All that to say that I, like – I think – Caro, don’t really get, when all is said and done, what all the fuss over foie gras was about. It was a distraction, a side issue, and a waste of resources – energy, time, and money.
Here is what it accomplished:
- Animals rights activists can claim a small victory. They may have momentum towards bigger things, but I doubt it, because…

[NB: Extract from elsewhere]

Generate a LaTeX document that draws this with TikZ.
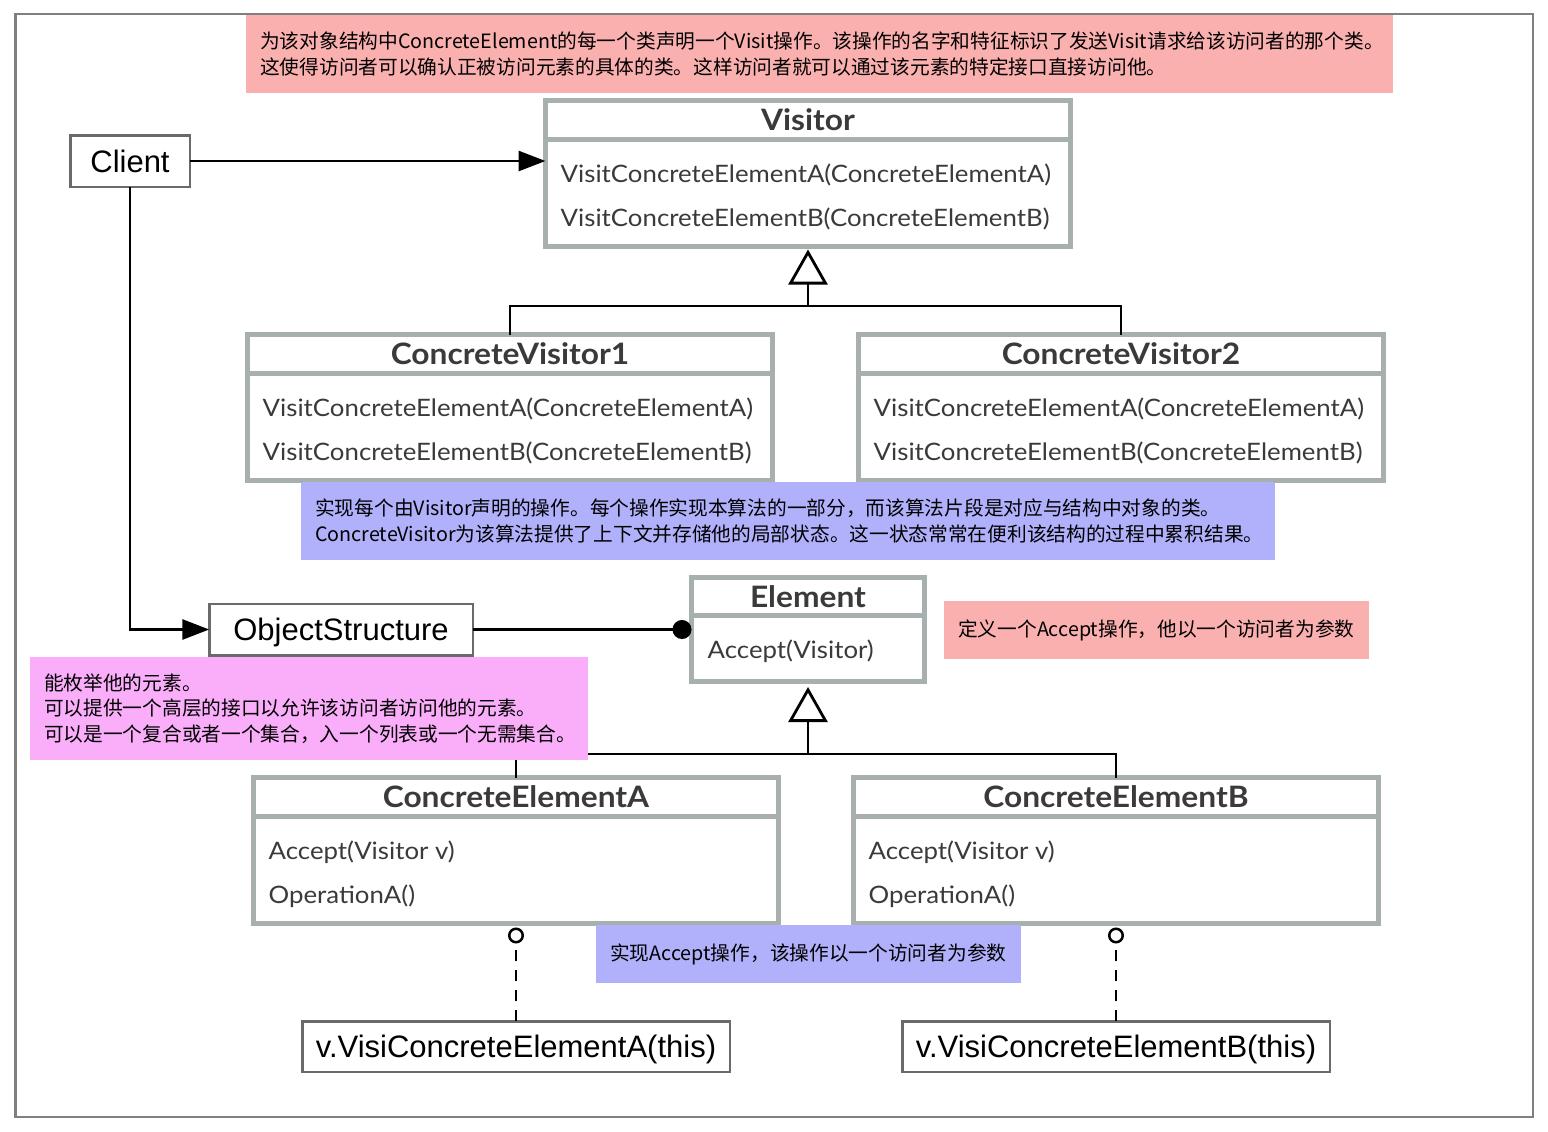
\documentclass[tikz,border=0pt]{standalone}
\usepackage{fontspec}
\newfontfamily\umlfont[FakeStretch=1.075]{Lato}
\newfontfamily\boxfont{Liberation Sans}
\newfontfamily\cjk{Noto Sans CJK SC}
\usetikzlibrary{arrows.meta}
\definecolor{clsgray}{HTML}{A8AFAF}
\definecolor{clstext}{HTML}{3A3A3A}
\definecolor{boxgray}{HTML}{6A6A6A}
\definecolor{framegray}{HTML}{808080}
\definecolor{notepink}{HTML}{FBB0B0}
\definecolor{noteblue}{HTML}{B1B0FB}
\definecolor{notemag}{HTML}{FAAEFA}
\tikzset{
	cls/.style={draw=clsgray, line width=5pt, fill=white, outer sep=0pt, inner sep=0pt, anchor=north},
	clsline/.style={draw=clsgray, line width=5pt},
	clstitle/.style={font={\umlfont\bfseries\fontsize{29.5}{29.5}\selectfont}, text=clstext, inner sep=0pt, anchor=base},
	clsmeth/.style={font={\umlfont\fontsize{24}{24}\selectfont}, text=clstext, inner sep=0pt, anchor=base west},
	plainbox/.style={draw=boxgray, line width=2.5pt, fill=white, outer sep=0pt, inner sep=0pt, text height=22pt, text depth=0pt, font={\boxfont\fontsize{31}{31}\selectfont}},
	note/.style={draw=none, inner sep=0pt, outer sep=0pt, anchor=north west},
	notetext/.style={font={\cjk\fontsize{19.7}{25.5}\selectfont}, align=left, inner sep=0pt, anchor=west},
	link/.style={line width=2.8pt},
	assoc/.style={line width=2.8pt, -{Triangle[length=27pt,width=20pt]}},
	gen/.style={line width=2.8pt, -{Triangle[open,length=35pt,width=39pt]}},
	owns/.style={line width=2.8pt, -{Circle[length=19pt]}},
	lolly/.style={line width=2.5pt, dash pattern=on 11pt off 9pt, -{Circle[open,length=16pt]}},
}
\begin{document}
\begin{tikzpicture}[x=1pt,y=-1pt]
	\useasboundingbox (0,0) rectangle (1548,1132);
	%FRAME
	\draw[framegray, line width=2.5pt] (15.5,14) rectangle (1533,1117);
	
	%CLASSES
	\foreach \nm/\cx/\ty/\ttl/\ma/\mb in {
		visitor/808/100.5/Visitor/VisitConcreteElementA(ConcreteElementA)/VisitConcreteElementB(ConcreteElementB),
		cvone/510/334.5/ConcreteVisitor1/VisitConcreteElementA(ConcreteElementA)/VisitConcreteElementB(ConcreteElementB),
		cvtwo/1121/334.5/ConcreteVisitor2/VisitConcreteElementA(ConcreteElementA)/VisitConcreteElementB(ConcreteElementB),
		cea/516/777.5/ConcreteElementA/Accept(Visitor v)/OperationA(),
		ceb/1116/777.5/ConcreteElementB/Accept(Visitor v)/OperationA()}{
		\node[cls, minimum width=525pt, minimum height=145.5pt] (\nm) at (\cx,\ty) {};
		\draw[clsline] ([yshift=-38.5pt]\nm.north west) -- ([yshift=-38.5pt]\nm.north east);
		\node[clstitle] (\nm-t) at ([yshift=-29.5pt]\nm.north) {\ttl};
		\node[clsmeth] (\nm-a) at ([xshift=15pt,yshift=-81.5pt]\nm.north west) {\ma};
		\node[clsmeth] (\nm-b) at ([xshift=15pt,yshift=-125.5pt]\nm.north west) {\mb};
	}
	\node[cls, minimum width=233pt, minimum height=104pt] (element) at (808,577.5) {};
	\draw[clsline] ([yshift=-38pt]element.north west) -- ([yshift=-38pt]element.north east);
	\node[clstitle] (element-t) at ([yshift=-29.5pt]element.north) {Element};
	\node[clsmeth] (element-a) at ([xshift=16pt,yshift=-81pt]element.north west) {Accept(Visitor)};
	
	%PLAIN BOXES
	\node[plainbox, minimum width=119.5pt, minimum height=51.5pt] (client) at (130,161) {Client};
	\node[plainbox, minimum width=263.5pt, minimum height=51.5pt] (objstruct) at (341,629.5) {ObjectStructure};
	\node[plainbox, minimum width=427.5pt, minimum height=50.5pt] (vca) at (516,1046.5) {v.VisiConcreteElementA(this)};
	\node[plainbox, minimum width=427.5pt, minimum height=50.5pt] (vcb) at (1116,1046.5) {v.VisiConcreteElementB(this)};
	
	%CONNECTORS
	\draw[assoc] (client.east) -- (client.east -| visitor.west);
	\draw[assoc] (client.south) |- (objstruct.west);
	\draw[owns] (objstruct.east) -- (element.west);
	\coordinate (vjoin) at (808,306);
	\draw[link] (cvone.north) |- (vjoin) -| (cvtwo.north);
	\draw[gen] (vjoin) -- ([yshift=-3.5pt]visitor.south);
	\coordinate (ejoin) at (808,754);
	\draw[link] (cea.north) |- (ejoin) -| (ceb.north);
	\draw[gen] (ejoin) -- ([yshift=-5.5pt]element.south);
	\draw[lolly] (vca.north) -- ([yshift=-4.5pt]cea.south);
	\draw[lolly] (vcb.north) -- ([yshift=-4.5pt]ceb.south);
	
	%NOTES
	\node[note, fill=notepink, minimum width=1147.5pt, minimum height=77.7pt] (ntop) at (245.5,15) {};
	\node[notetext] (ntop-t) at ([xshift=14.5pt]ntop.west) {为该对象结构中ConcreteElement的每一个类声明一个Visit操作。该操作的名字和特征标识了发送Visit请求给该访问者的那个类。\\这使得访问者可以确认正被访问元素的具体的类。这样访问者就可以通过该元素的特定接口直接访问他。};
	\node[note, fill=noteblue, minimum width=974pt, minimum height=78pt] (nvisit) at (301,482) {};
	\node[notetext] (nvisit-t) at ([xshift=14pt]nvisit.west) {实现每个由Visitor声明的操作。每个操作实现本算法的一部分，而该算法片段是对应与结构中对象的类。\\ConcreteVisitor为该算法提供了上下文并存储他的局部状态。这一状态常常在便利该结构的过程中累积结果。};
	\node[note, fill=notepink, minimum width=425pt, minimum height=58pt] (nelem) at (944,601) {};
	\node[notetext] (nelem-t) at ([xshift=14pt]nelem.west) {定义一个Accept操作，他以一个访问者为参数};
	\node[note, fill=notemag, minimum width=558pt, minimum height=103pt] (nobj) at (30,657) {};
	\node[notetext] (nobj-t) at ([xshift=14pt]nobj.west) {能枚举他的元素。\\可以提供一个高层的接口以允许该访问者访问他的元素。\\可以是一个复合或者一个集合，入一个列表或一个无需集合。};
	\node[note, fill=noteblue, minimum width=424.5pt, minimum height=58pt] (naccept) at (596,925) {};
	\node[notetext] (naccept-t) at ([xshift=14pt]naccept.west) {实现Accept操作，该操作以一个访问者为参数};
\end{tikzpicture}
\end{document}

- Regular ol’ meat-eating folks – your friends buying Tyson chicken at the supermarket and McDonald’s hamburgers – can feel like they did real good by those poor tortured animals. They can go on buying their battery cage-produced eggs with a clear conscience because hey, when the issue of animal torture was put to a vote, they did the right thing and said “no” to duck torture. Which, I repeat, produced a product none of them were going to eat anyway.
Yeah. Big win.
Oh and the other thing it accomplished: California’s only producer, Sonoma Foie Gras – one of the two sizeable producers in the entire United States (the other is Hudson Valley Foie Gras in New York) – was put out of business. He basically ran a family farm, and was an immigrant from El Salvador. Now I’m not going to argue that his business was worth suffering on the part of others, obviously (old slavery argument). But what I will point out is that people are still eating foie gras in every other state. And where are they getting it? If not from Hudson Valley, then from Canada and France, where the standards for animal welfare are far lower than in the US.
In other words, all this ban did was transfer the business out of our country, and hand it to people who treat the animals far, far worse. Bravo!
This was a really fascinating book. It was like foodie pulp fiction, with plenty of gore and sass, drama and betrayal. And oh yeah, some very titillating in-depth descriptions of foie dishes.
Which, thanks to the events chronicled, I shall not be consuming anytime soon.
*Editorial note: That was an honest brain fart changing “Caro” to “Cato”…but I loved how it shows my knowledge of historical writers, so it stayed in.